During the first fifteen miles of the run I had expansive views of the Atlantic Ocean on my left. When the GR34 runs into the fishing port of Saint-Pabu and the Aber Benoît, though, it takes a detour inland. Aber means estuary, where a tidal river flows into the sea. The whole coastline of Finistère is sliced up by estuaries, and the Aber Benoît leads many miles inland. It’s famous for clear turquoise water, mills, oysters, and on the day I was there, picnic spots for retirees.

The trail was beautiful, and the weather stayed pleasant, although I was again periodically scanning the sky to see if the grey clouds were turning darker and getting closer. Eventually they did, and I took refuge under a particularly robust chestnut tree for a ten-minute downpour. It stopped as quickly as it had started, and I was back to comfortable t-shirt weather and that fresh rain smell.

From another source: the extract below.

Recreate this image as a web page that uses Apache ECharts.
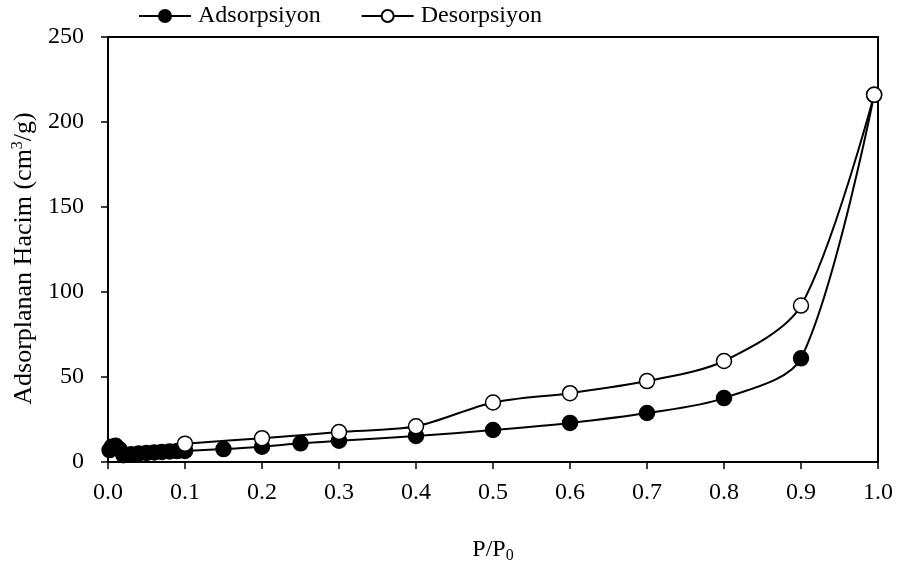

No complaints here.

The last ten miles flowed by through fields, forests, and marshes. Before I knew it I had hit the bridge across the Aber, which is where I would jump off the GR34 and head north for a few km into the town of Lanilis. I found a café, got a torsade au chocolat and espresso, and waited for my ride.


I didn’t set an FKT. I didn’t run some mind-blowing distance. I didn’t get sleep-deprived, hallucinate, lose any toenails, get blisters, have stomach distress, or even any muscle cramps. Does this even count as ultra running?!

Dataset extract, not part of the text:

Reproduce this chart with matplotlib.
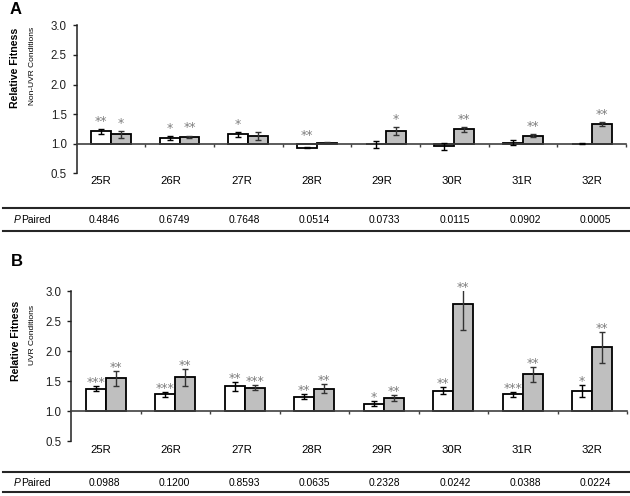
import matplotlib
matplotlib.use('Agg')
import matplotlib.pyplot as plt
import numpy as np
from matplotlib.lines import Line2D
from matplotlib.ticker import FormatStrFormatter

plt.rcParams['font.family'] = ['Liberation Sans', 'DejaVu Sans']

strains = ['25R', '26R', '27R', '28R', '29R', '30R', '31R', '32R']

# panel A - non-UVR conditions
nonuvr_white = [1.21, 1.10, 1.16, 0.93, 0.99, 0.955, 1.02, 1.00]
nonuvr_white_err = [0.04, 0.034, 0.04, 0.011, 0.06, 0.06, 0.04, 0.01]
nonuvr_grey = [1.16, 1.12, 1.13, 1.02, 1.21, 1.24, 1.135, 1.33]
nonuvr_grey_err = [0.06, 0.017, 0.068, 0.01, 0.068, 0.04, 0.03, 0.034]
nonuvr_white_sig = ['**', '*', '*', '**', '', '', '', '']
nonuvr_grey_sig = ['*', '**', '', '', '*', '**', '**', '**']
nonuvr_p = ['0.4846', '0.6749', '0.7648', '0.0514', '0.0733', '0.0115', '0.0902', '0.0005']

# panel B - UVR conditions
uvr_white = [1.37, 1.28, 1.41, 1.24, 1.12, 1.34, 1.28, 1.33]
uvr_white_err = [0.04, 0.04, 0.08, 0.04, 0.04, 0.06, 0.04, 0.10]
uvr_grey = [1.545, 1.56, 1.39, 1.37, 1.21, 2.78, 1.61, 2.06]
uvr_grey_err = [0.12, 0.14, 0.04, 0.075, 0.05, 0.43, 0.12, 0.26]
uvr_white_sig = ['***', '***', '**', '**', '*', '**', '***', '*']
uvr_grey_sig = ['**', '**', '***', '**', '**', '**', '**', '**']
uvr_p = ['0.0988', '0.1200', '0.8593', '0.0635', '0.2328', '0.0242', '0.0388', '0.0224']

W, H = 630, 496
fig = plt.figure(figsize=(W / 100, H / 100), dpi=100)


def fx(px):
    return px / W


def fy(py):
    return 1 - py / H


def draw_panel(ax, white, werr, grey, gerr, wsig, gsig, star_dy):
    x = np.arange(len(strains)) + 0.5
    w = 0.29
    ymax = 3.0
    ax.bar(x - w / 2, np.array(white) - 1, w, bottom=1, color='white',
           edgecolor='black', linewidth=1.3, zorder=2)
    ax.bar(x + w / 2, np.array(grey) - 1, w, bottom=1, color='#bfbfbf',
           edgecolor='black', linewidth=1.3, zorder=2)
    ax.errorbar(x - w / 2, white, yerr=werr, fmt='none', ecolor='black',
                elinewidth=1, capsize=2.2, capthick=1, zorder=3)
    ax.errorbar(x + w / 2, grey, yerr=gerr, fmt='none', ecolor='#333333',
                elinewidth=1, capsize=2.2, capthick=1, zorder=3)
    # significance stars above each bar
    for xs, vals, errs, sigs in [(x - w / 2, white, werr, wsig), (x + w / 2, grey, gerr, gsig)]:
        for xi, v, e, s in zip(xs, vals, errs, sigs):
            if not s:
                continue
            top = min(max(v, 1) + e, ymax)
            ax.annotate(s, (xi, top), xytext=(0, star_dy), textcoords='offset points',
                        ha='center', va='baseline', fontsize=9, family='DejaVu Sans',
                        color='#7f7f7f', annotation_clip=False)
    ax.set_xlim(0, len(strains))
    ax.set_ylim(0.5, ymax)
    for side in ['top', 'right']:
        ax.spines[side].set_visible(False)
    ax.spines['bottom'].set_position(('data', 1.0))
    ax.spines['bottom'].set_color('#404040')
    ax.spines['left'].set_color('#202020')
    ax.spines['bottom'].set_linewidth(1.2)
    ax.spines['left'].set_linewidth(1.1)
    ax.set_xticks(np.arange(1, len(strains) + 1))
    ax.set_xticklabels([])
    ax.tick_params(axis='x', direction='out', length=2.5, width=1, color='#404040')
    ax.set_yticks(np.arange(0.5, 3.01, 0.5))
    ax.yaxis.set_major_formatter(FormatStrFormatter('%.1f'))
    ax.tick_params(axis='y', direction='out', length=3, width=1, pad=4,
                   labelsize=8.3, labelcolor='#202020', color='#202020')


# panel A axes: x 76.5-626 px, y 3.0 at 25.3 px, 0.5 at 173.3 px
axA = fig.add_axes([fx(76.5), fy(173.3), fx(626 - 76.5), (173.3 - 25.3) / H])
draw_panel(axA, nonuvr_white, nonuvr_white_err, nonuvr_grey, nonuvr_grey_err,
           nonuvr_white_sig, nonuvr_grey_sig, 3.0)

# panel B axes: x 71-627 px, y 3.0 at 291 px, 0.5 at 441 px
axB = fig.add_axes([fx(71), fy(441), fx(627 - 71), (441 - 291) / H])
draw_panel(axB, uvr_white, uvr_white_err, uvr_grey, uvr_grey_err,
           uvr_white_sig, uvr_grey_sig, 0)

# panel letters and y labels
fig.text(fx(16), fy(10), 'A', fontsize=12, fontweight='bold', ha='center', va='center')
fig.text(fx(17), fy(262), 'B', fontsize=12, fontweight='bold', ha='center', va='center')
fig.text(fx(15.5), fy(68), 'Relative Fitness', rotation=90, fontsize=7.6, fontweight='bold',
         ha='center', va='center')
fig.text(fx(32), fy(66), 'Non-UVR Conditions', rotation=90, fontsize=6,
         ha='center', va='center')
fig.text(fx(16.5), fy(341), 'Relative Fitness', rotation=90, fontsize=7.6, fontweight='bold',
         ha='center', va='center')
fig.text(fx(32), fy(335), 'UVR Conditions', rotation=90, fontsize=6,
         ha='center', va='center')


# strain labels and P paired table rows
def table_rows(label_y, line_top, text_y, line_bot, pvals):
    for i, s in enumerate(strains):
        fig.text(fx(101 + 70.2 * i), fy(label_y), s, fontsize=8.2, ha='center', va='center')
        fig.text(fx(104 + 70.2 * i), fy(text_y), pvals[i], fontsize=7.4, ha='center', va='center')
    fig.text(fx(14), fy(text_y), 'P', fontsize=7.4, style='italic', ha='left', va='center')
    fig.text(fx(21.5), fy(text_y), 'Paired', fontsize=7.4, ha='left', va='center')
    for ly in (line_top, line_bot):
        fig.add_artist(Line2D([fx(3), fx(630)], [fy(ly), fy(ly)], color='#262626',
                              linewidth=1.5, transform=fig.transFigure))


table_rows(181, 208, 220, 231, nonuvr_p)
table_rows(450, 472, 483, 492, uvr_p)

fig.savefig('out.png', dpi=100)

I don’t know, but I got to see 54 miles of French coastline in two days and pick up some historical nuggets whilst practicing moving meditation. I completed a considerable back to back workout, which will no doubt have fitness benefits for my upcoming race in July. I chatted with the AirBNB host and got to hear her perspective on living on Finistère’s “wild coast”. I got to run 85 km on the GR34, most of which I had never seen before. I stayed true to the goals I set this year, especially running locally and stopping to smell the roses along the way.

One of the things I love most in MUT running is the creativity in route choice and challenges. It can be completely individual, and context-specific. FKTs, OKTs, backyard challenges, or running across America, it all counts. It counts for us because we care. We pick our own journey.

What’s in your backyard?

I believe the future is local. We have so many amazing places to explore near our homes, why pay crazy money and use crazy resources to get to the other side of the world, when adventure awaits nearby? Don’t get me wrong, I love to travel, but slowly. Very slowly. I count in months and years, not days and weeks.

What routes and challenges have you done close to home? Which ones are fueling your imagination?